Dans son travail, Lachance nous invite à contempler la nature charnelle de la peinture comme un geste subversif. Les images ne sont pas simplement des outils de domination des esprits, mais également des sites de résistance. En recentrant notre perception sur la façon dont les images techniques peuvent avoir un impact significatif sur la formation de notre mémoire collective, son approche s'inspire des vestiges inexpugnables de la culture d'entreprise. Les trois peintures à grande échelle; Duke-Price Power and Co. Ltd., Isle Maligne Station, 1925, Les établissements sanitaires, TG Cité industrielle, 1917, Barrage, TG., 1921, sont réalisées à partir de maquettes représentant des projets industriels. Les peintures ne montrent cependant aucune des infrastructures présentes sur les maquettes. Effacé dans leur composition, le spectre d’une éventualité s'éteint. La notion de ruine est ici contournée au profit d'une topologie brute qui ne se réfère qu'à son "propre temps", au temps géologique.
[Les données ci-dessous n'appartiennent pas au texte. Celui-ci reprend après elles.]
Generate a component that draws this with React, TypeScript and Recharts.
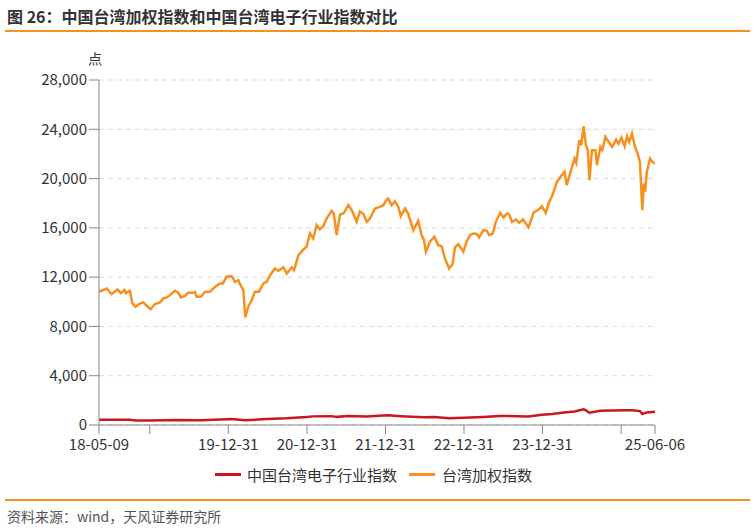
import { LineChart, Line, XAxis, YAxis, CartesianGrid } from "recharts";

// 台湾加权指数 (TAIEX)
const twDates = [
  "2018-05-09", "2018-06-14", "2018-07-06", "2018-08-03", "2018-08-19", "2018-09-04", "2018-09-12", "2018-09-30",
  "2018-10-11", "2018-10-26", "2018-11-11", "2018-12-01", "2018-12-17", "2019-01-04", "2019-01-24", "2019-02-17",
  "2019-03-04", "2019-03-20", "2019-04-09", "2019-04-27", "2019-05-13", "2019-05-25", "2019-06-10", "2019-06-28",
  "2019-07-18", "2019-07-29", "2019-08-06", "2019-08-26", "2019-09-14", "2019-10-07", "2019-10-30", "2019-11-22",
  "2019-12-06", "2019-12-23", "2020-01-16", "2020-01-31", "2020-02-16", "2020-02-26", "2020-03-10", "2020-03-19",
  "2020-04-02", "2020-04-18", "2020-05-03", "2020-05-22", "2020-06-11", "2020-06-27", "2020-07-12", "2020-08-04",
  "2020-08-20", "2020-09-12", "2020-09-28", "2020-10-21", "2020-11-01", "2020-11-21", "2020-12-14", "2020-12-29",
  "2021-01-14", "2021-01-29", "2021-02-14", "2021-03-01", "2021-03-17", "2021-04-01", "2021-04-25", "2021-05-05",
  "2021-05-18", "2021-06-02", "2021-06-21", "2021-07-11", "2021-07-27", "2021-08-03", "2021-08-19", "2021-09-03",
  "2021-09-19", "2021-10-05", "2021-10-20", "2021-11-12", "2021-12-05", "2021-12-21", "2022-01-05", "2022-01-12",
  "2022-01-29", "2022-02-13", "2022-03-01", "2022-03-12", "2022-04-01", "2022-04-16", "2022-04-27", "2022-05-09",
  "2022-06-01", "2022-06-17", "2022-06-28", "2022-07-07", "2022-07-26", "2022-08-15", "2022-09-02", "2022-09-18",
  "2022-10-03", "2022-10-23", "2022-11-08", "2022-11-19", "2022-12-04", "2022-12-28", "2023-01-12", "2023-01-28",
  "2023-02-12", "2023-02-28", "2023-03-11", "2023-03-31", "2023-04-16", "2023-04-27", "2023-05-13", "2023-05-28",
  "2023-06-17", "2023-07-03", "2023-07-18", "2023-07-28", "2023-08-11", "2023-08-29", "2023-09-14", "2023-10-01",
  "2023-10-15", "2023-10-27", "2023-11-19", "2023-12-09", "2023-12-28", "2024-01-15", "2024-01-28", "2024-02-15",
  "2024-03-07", "2024-03-30", "2024-04-11", "2024-04-22", "2024-05-08", "2024-05-28", "2024-06-05", "2024-06-19",
  "2024-06-28", "2024-07-09", "2024-07-20", "2024-07-29", "2024-08-05", "2024-08-17", "2024-09-02", "2024-09-09",
  "2024-09-25", "2024-10-04", "2024-10-18", "2024-11-03", "2024-11-19", "2024-12-07", "2024-12-18", "2025-01-01",
  "2025-01-16", "2025-01-27", "2025-02-06", "2025-02-19", "2025-03-05", "2025-03-17", "2025-03-28", "2025-04-08",
  "2025-04-15", "2025-04-21", "2025-04-29", "2025-05-14", "2025-05-25", "2025-06-06",
];
const twValues = [
  10810, 11080, 10620, 11000, 10700, 10950, 10700, 10900,
  9870, 9600, 9820, 9950, 9680, 9400, 9820, 9950,
  10270, 10350, 10620, 10900, 10730, 10350, 10460, 10730,
  10730, 10810, 10400, 10400, 10810, 10810, 11210, 11490,
  11490, 12030, 12080, 11620, 11760, 11350, 10950, 8730,
  9600, 10130, 10810, 10810, 11490, 11620, 12160, 12700,
  12520, 12790, 12300, 12790, 12570, 13790, 14250, 14470,
  15550, 15140, 16220, 15870, 16140, 16760, 17380, 17110,
  15410, 17060, 17220, 17840, 17430, 17170, 16490, 17330,
  17140, 16490, 16760, 17570, 17700, 17840, 18300, 18380,
  17840, 18160, 17700, 16950, 17570, 17140, 16490, 15810,
  16570, 15410, 15000, 14060, 14870, 15270, 14600, 14510,
  13520, 12700, 13060, 14410, 14680, 14060, 14870, 15410,
  15540, 15500, 15220, 15810, 15760, 15410, 15540, 16490,
  17220, 16840, 17170, 17110, 16490, 16680, 16410, 16680,
  16350, 16030, 17220, 17440, 17760, 17220, 17980, 18650,
  19730, 20280, 20550, 19460, 20470, 21630, 21280, 23110,
  22700, 24250, 22700, 22250, 19870, 22300, 22300, 21090,
  22570, 22300, 23380, 22970, 22570, 23160, 22840, 23330,
  22620, 23430, 22970, 23650, 22570, 22030, 21350, 17440,
  19600, 18930, 20540, 21630, 21350, 21200,
];

// 中国台湾电子行业指数
const elecDates = [
  "2018-05-09", "2018-09-30", "2018-10-26", "2018-12-31", "2019-04-27", "2019-08-26", "2019-12-23", "2020-01-16",
  "2020-03-19", "2020-06-27", "2020-09-28", "2020-12-29", "2021-01-29", "2021-04-25", "2021-05-18", "2021-07-11",
  "2021-10-05", "2021-12-21", "2022-01-12", "2022-03-12", "2022-06-28", "2022-08-15", "2022-10-23", "2022-12-28",
  "2023-03-31", "2023-06-17", "2023-08-29", "2023-10-27", "2023-12-28", "2024-02-15", "2024-03-30", "2024-05-28",
  "2024-07-09", "2024-07-20", "2024-08-05", "2024-09-25", "2024-11-19", "2025-01-27", "2025-02-19", "2025-03-28",
  "2025-04-08", "2025-04-29", "2025-06-06",
];
const elecValues = [
  430, 420, 370, 360, 400, 390, 470, 480,
  380, 480, 540, 650, 700, 720, 660, 740,
  700, 780, 790, 720, 620, 650, 540, 590,
  650, 730, 720, 700, 830, 900, 1000, 1100,
  1270, 1180, 1000, 1150, 1180, 1200, 1190, 1130,
  890, 1020, 1080,
];

const yTicks = [0, 4000, 8000, 12000, 16000, 20000, 24000, 28000];
const tickDates = [
  "2018-05-09", "2018-12-31", "2019-12-31", "2020-12-31", "2021-12-31",
  "2022-12-31", "2023-12-31", "2024-12-31", "2025-06-06",
];
const tickLabels = ["18-05-09", "", "19-12-31", "20-12-31", "21-12-31", "22-12-31", "23-12-31", "", "25-06-06"];

const toTime = (d: string) => {
  const [y, m, day] = d.split("-").map(Number);
  return Date.UTC(y, m - 1, day);
};

const twData = twDates.map((d, i) => ({ t: toTime(d), v: twValues[i] }));
const elecData = elecDates.map((d, i) => ({ t: toTime(d), v: elecValues[i] }));
const xTicks = tickDates.map(toTime);

const ORANGE = "#F7901E";
const RED = "#C8171E";
const AXIS = "#888";
const FONT = '"Noto Sans CJK SC", "Noto Sans", sans-serif';

export default function App() {
  return (
    <div style={{ position: "absolute", left: 0, top: 0, width: 755, height: 528, background: "#fff", fontFamily: FONT }}>
      <div style={{ position: "absolute", left: 7, top: 4, fontSize: 16, fontWeight: 700, color: "#333", whiteSpace: "nowrap" }}>
        图 26：中国台湾加权指数和中国台湾电子行业指数对比
      </div>
      <div style={{ position: "absolute", left: 5, top: 30, width: 745, height: 2, background: ORANGE }} />

      <div style={{ position: "absolute", left: 88, top: 48, fontSize: 14, color: "#333" }}>点</div>

      <div style={{ position: "absolute", left: 0, top: 0 }}>
        <LineChart width={755} height={460} margin={{ top: 80, right: 100, bottom: 0, left: 0 }}>
          <CartesianGrid vertical={false} stroke="#dcdcdc" strokeDasharray="5 4" />
          <XAxis
            type="number"
            dataKey="t"
            domain={[xTicks[0], xTicks[xTicks.length - 1]]}
            ticks={xTicks}
            interval={0}
            tickFormatter={(v: number) => tickLabels[xTicks.indexOf(v)] ?? ""}
            stroke={AXIS}
            tick={{ fill: "#333", fontSize: 15 }}
            tickSize={9}
            tickMargin={5}
            height={35}
            allowDataOverflow
          />
          <YAxis
            type="number"
            domain={[0, 28000]}
            ticks={yTicks}
            interval={0}
            tickFormatter={(v: number) => v.toLocaleString("en-US")}
            stroke={AXIS}
            tick={{ fill: "#333", fontSize: 15 }}
            tickSize={10}
            tickMargin={2}
            width={99}
          />
          <Line data={elecData} dataKey="v" type="linear" stroke={RED} strokeWidth={2.5} dot={false} isAnimationActive={false} />
          <Line data={twData} dataKey="v" type="linear" stroke={ORANGE} strokeWidth={2.5} dot={false} isAnimationActive={false} />
        </LineChart>
      </div>

      <div style={{ position: "absolute", left: 215, top: 464, display: "flex", alignItems: "center", fontSize: 15, color: "#333", whiteSpace: "nowrap" }}>
        <span style={{ display: "inline-block", width: 26, height: 3, background: RED, marginRight: 6 }} />
        <span>中国台湾电子行业指数</span>
        <span style={{ display: "inline-block", width: 26, height: 3, background: ORANGE, marginLeft: 12, marginRight: 7 }} />
        <span>台湾加权指数</span>
      </div>

      <div style={{ position: "absolute", left: 5, top: 499, width: 745, height: 1.5, background: ORANGE }} />
      <div style={{ position: "absolute", left: 7, top: 506, fontSize: 14, color: "#555", whiteSpace: "nowrap" }}>
        资料来源：wind，天风证券研究所
      </div>
    </div>
  );
}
La composition de chaque œuvre est réalisée en agrandissant, en divisant et imprimant les multiples segments de l’image source au format lettre.  L’image est ensuite retranscrite, chaque fragment étant minutieusement peint sur la toile, un par un, recomposant l'image fracturée en synchronisant et en réconciliant la main et la machine.  

Le travail présenté dans l’exposition Entreprise met en évidence la nature paradoxale des images, qui fonctionnent à la fois comme source de persuasion et de résistance. Si les Écritures ont été l'objet d’une querelle initiée par les réformistes, les images imprimées en ont été le support central. Le rôle que prend l’effacement et le recadrage dans la production des récentes peintures de Lachance offre une perspective poétique des mécanismes de circulation et d’usages, de l’image à l’écriture.